The Ivy Coach Daily

June 25, 2021

Report on Equitable Admissions Policies

A piece up on Inside Higher Ed focuses on a newly released report zeroing in on inequities in college admissions.

An organization known as the Institute for Higher Education Policy has released a report on inequities in the college admissions process. And our readers know what we think about reports. Remember the “Turning the Tide” report released by the Harvard Graduate School of Education? These lengthy, fancy schmancy reports so often say what everyone already knows before even opening the report: there are gross inequities within the college admissions process. Contributing factors include legacy admission, the admission of recruited athletes, standardized testing, the background of parents, the quality of high school attended, and so much more. Duh, right? So what has the Institute for Higher Education Policy come up with in this brand new report, entitled “Realizing the Mission of Higher Education Through Equitable Admissions Policies”? Wonder no more!
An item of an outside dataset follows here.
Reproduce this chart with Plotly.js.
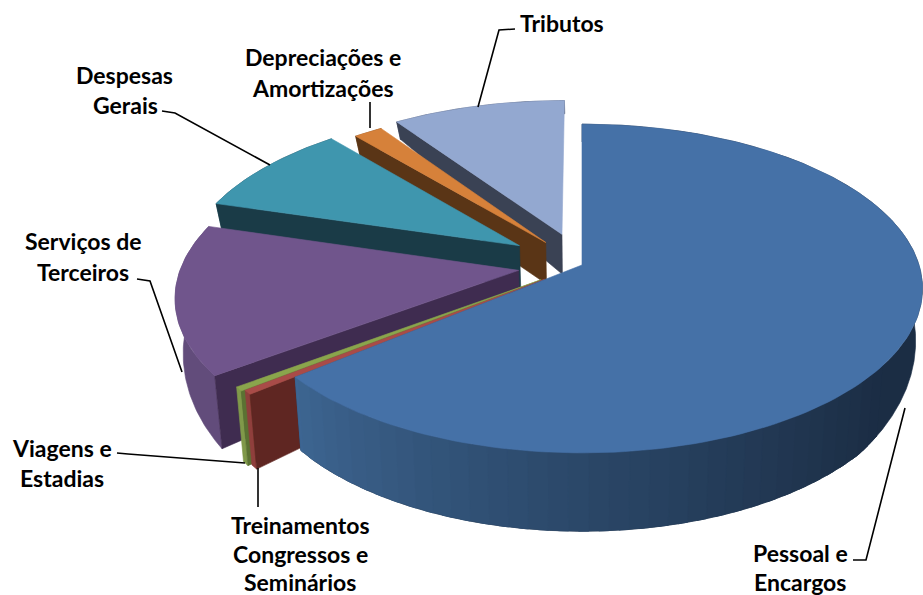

As Scott Jaschik reports for Inside Higher Ed in a piece entitled “Policies That Hurt Minority Applicants,” “Many colleges ’continue to use admissions policies that disproportionately and gratuitously benefit students from white and affluent families,’ according to a new report on admissions from the Institute for Higher Education Policy, financed by the Joyce Foundation. ’Such policies judge applicants based on factors like whether and where their parents attended college, the resources and connections of the high school they attend, and their ability to afford expensive test preparation materials, rather than their academic potential,’ says the report, ’Realizing the Mission of Higher Education Through Equitable Admissions Policies.’”

And the contributing factors to the inequities in the college admissions process, as according to the report? As Jaschik reports, the authors point to needed improvement in minority recruitment, Demonstrated Interest policies, Early Decision policies, legacy admissions, the consideration of standardized tests, questions about the criminal justice system, weak transfer pathways, and needed investment in financial aid. So yes, it seems to us that the report is one big, giant duh! Yes, indeed, these are all contributing factors to inequity in the college admissions process (along with other factors). And the sky is blue and water is wet.